WRITTEN TASK:
Return the material exactly, first line through the line containing "y_ticks = [0, 4, 8, 12, 16, 20, 24, 28, 32]", and nothing more. Pictures stay out.

====

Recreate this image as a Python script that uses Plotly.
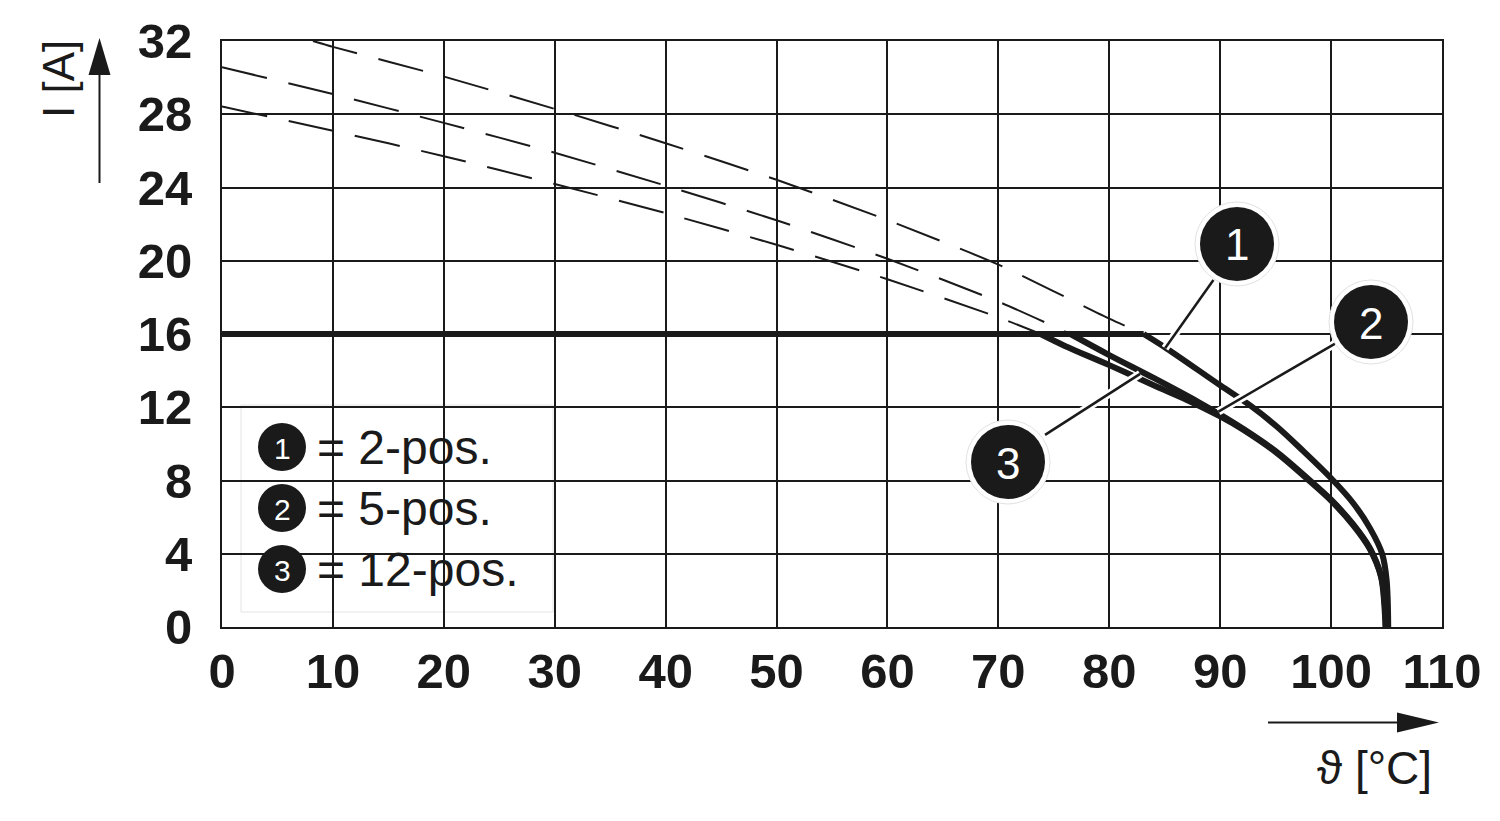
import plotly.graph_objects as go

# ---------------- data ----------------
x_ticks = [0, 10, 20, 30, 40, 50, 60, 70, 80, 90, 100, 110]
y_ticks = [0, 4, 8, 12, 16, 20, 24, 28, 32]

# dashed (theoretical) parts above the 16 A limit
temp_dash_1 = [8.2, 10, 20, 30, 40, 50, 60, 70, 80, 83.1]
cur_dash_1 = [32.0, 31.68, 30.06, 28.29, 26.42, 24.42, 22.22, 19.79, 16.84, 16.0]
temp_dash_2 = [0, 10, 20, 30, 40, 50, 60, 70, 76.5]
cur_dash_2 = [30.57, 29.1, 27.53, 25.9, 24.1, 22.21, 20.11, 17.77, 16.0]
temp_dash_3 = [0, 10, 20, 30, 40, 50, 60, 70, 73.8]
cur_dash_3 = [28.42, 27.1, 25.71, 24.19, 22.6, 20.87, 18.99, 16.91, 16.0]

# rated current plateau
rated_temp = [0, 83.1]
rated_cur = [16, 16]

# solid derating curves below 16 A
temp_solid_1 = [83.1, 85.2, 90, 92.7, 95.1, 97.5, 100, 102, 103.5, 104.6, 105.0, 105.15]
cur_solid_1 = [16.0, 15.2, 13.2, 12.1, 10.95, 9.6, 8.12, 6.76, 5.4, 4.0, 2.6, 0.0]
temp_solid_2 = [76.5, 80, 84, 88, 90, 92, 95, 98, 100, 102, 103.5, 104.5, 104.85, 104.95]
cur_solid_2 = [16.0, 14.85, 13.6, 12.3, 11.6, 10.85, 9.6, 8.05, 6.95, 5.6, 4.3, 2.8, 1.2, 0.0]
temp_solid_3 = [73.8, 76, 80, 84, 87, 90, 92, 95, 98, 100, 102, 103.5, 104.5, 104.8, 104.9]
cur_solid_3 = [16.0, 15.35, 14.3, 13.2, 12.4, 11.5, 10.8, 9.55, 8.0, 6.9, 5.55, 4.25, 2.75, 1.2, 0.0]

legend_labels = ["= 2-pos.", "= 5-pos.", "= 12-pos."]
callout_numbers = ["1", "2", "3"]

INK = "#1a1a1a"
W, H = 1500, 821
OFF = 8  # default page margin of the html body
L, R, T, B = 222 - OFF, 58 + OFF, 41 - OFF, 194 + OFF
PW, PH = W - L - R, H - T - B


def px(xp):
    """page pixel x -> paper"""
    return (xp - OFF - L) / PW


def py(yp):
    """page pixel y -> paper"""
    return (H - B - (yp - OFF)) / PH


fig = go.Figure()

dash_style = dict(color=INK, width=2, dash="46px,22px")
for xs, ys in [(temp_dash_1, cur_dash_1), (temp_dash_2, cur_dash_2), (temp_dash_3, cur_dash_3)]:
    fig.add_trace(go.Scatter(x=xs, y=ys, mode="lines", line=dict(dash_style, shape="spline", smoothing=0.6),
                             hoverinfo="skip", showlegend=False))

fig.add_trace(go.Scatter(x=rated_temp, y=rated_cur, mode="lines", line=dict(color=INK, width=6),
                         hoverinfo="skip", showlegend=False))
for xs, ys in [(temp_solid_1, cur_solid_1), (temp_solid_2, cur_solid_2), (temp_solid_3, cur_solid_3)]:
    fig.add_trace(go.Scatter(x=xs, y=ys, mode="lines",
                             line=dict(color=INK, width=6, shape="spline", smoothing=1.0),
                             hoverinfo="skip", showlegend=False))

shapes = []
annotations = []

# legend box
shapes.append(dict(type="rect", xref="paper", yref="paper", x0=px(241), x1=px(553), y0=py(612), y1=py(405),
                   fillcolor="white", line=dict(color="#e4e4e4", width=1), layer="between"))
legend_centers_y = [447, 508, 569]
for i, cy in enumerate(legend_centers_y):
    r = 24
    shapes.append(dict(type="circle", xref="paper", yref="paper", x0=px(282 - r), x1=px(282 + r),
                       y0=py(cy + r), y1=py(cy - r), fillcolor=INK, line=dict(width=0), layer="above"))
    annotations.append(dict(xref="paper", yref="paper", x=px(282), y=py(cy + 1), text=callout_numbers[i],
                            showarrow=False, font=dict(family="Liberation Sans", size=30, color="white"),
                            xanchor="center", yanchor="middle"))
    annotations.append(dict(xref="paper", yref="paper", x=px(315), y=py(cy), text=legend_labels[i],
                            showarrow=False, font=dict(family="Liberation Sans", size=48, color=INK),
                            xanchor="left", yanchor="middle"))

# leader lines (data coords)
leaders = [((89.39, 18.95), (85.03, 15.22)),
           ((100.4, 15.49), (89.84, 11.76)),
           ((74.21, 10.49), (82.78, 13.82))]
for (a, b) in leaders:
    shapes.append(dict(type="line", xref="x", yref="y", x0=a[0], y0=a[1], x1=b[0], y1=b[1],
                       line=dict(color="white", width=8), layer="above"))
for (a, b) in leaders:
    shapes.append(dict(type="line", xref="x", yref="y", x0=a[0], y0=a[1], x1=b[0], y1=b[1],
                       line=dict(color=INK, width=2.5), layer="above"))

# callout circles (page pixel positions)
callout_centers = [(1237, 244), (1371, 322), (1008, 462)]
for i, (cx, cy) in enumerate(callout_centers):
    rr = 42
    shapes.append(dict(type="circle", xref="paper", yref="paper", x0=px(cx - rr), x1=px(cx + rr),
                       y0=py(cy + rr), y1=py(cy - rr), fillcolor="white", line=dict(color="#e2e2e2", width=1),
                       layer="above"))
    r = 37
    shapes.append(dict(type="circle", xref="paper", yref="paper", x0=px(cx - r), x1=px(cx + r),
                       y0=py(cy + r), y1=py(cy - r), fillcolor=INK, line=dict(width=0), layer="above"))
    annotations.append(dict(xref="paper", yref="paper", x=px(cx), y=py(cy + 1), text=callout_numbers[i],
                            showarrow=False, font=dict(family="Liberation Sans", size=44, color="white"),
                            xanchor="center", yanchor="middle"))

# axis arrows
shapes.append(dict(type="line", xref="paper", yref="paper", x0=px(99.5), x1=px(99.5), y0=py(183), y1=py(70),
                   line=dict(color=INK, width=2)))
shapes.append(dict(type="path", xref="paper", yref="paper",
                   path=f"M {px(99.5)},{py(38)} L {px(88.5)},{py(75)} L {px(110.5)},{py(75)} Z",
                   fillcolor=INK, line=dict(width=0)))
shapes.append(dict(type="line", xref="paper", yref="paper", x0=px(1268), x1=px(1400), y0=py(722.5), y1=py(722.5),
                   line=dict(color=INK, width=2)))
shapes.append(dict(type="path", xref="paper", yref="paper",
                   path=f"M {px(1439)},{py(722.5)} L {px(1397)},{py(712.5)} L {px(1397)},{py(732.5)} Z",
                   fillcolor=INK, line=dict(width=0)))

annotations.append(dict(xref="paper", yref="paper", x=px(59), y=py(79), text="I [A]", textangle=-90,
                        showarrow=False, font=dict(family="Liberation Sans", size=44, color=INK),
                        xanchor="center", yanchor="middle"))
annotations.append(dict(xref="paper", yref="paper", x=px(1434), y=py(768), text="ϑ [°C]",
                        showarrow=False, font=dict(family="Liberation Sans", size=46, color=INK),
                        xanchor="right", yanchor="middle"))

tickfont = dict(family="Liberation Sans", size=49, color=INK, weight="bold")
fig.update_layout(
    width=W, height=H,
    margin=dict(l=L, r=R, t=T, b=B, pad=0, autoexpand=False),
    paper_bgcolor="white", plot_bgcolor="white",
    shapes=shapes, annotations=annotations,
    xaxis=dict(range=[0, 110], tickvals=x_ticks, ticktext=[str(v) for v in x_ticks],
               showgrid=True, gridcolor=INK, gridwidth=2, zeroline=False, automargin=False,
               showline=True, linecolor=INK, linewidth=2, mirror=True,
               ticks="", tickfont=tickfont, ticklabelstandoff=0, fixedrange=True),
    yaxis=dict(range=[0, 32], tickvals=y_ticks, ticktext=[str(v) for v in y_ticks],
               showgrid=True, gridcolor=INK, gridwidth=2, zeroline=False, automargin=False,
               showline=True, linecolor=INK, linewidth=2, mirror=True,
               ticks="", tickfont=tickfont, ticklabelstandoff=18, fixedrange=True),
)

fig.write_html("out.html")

====

THE SOLUTION:
Recreate this image as a Python script that uses Plotly.
import plotly.graph_objects as go

# ---------------- data ----------------
x_ticks = [0, 10, 20, 30, 40, 50, 60, 70, 80, 90, 100, 110]
y_ticks = [0, 4, 8, 12, 16, 20, 24, 28, 32]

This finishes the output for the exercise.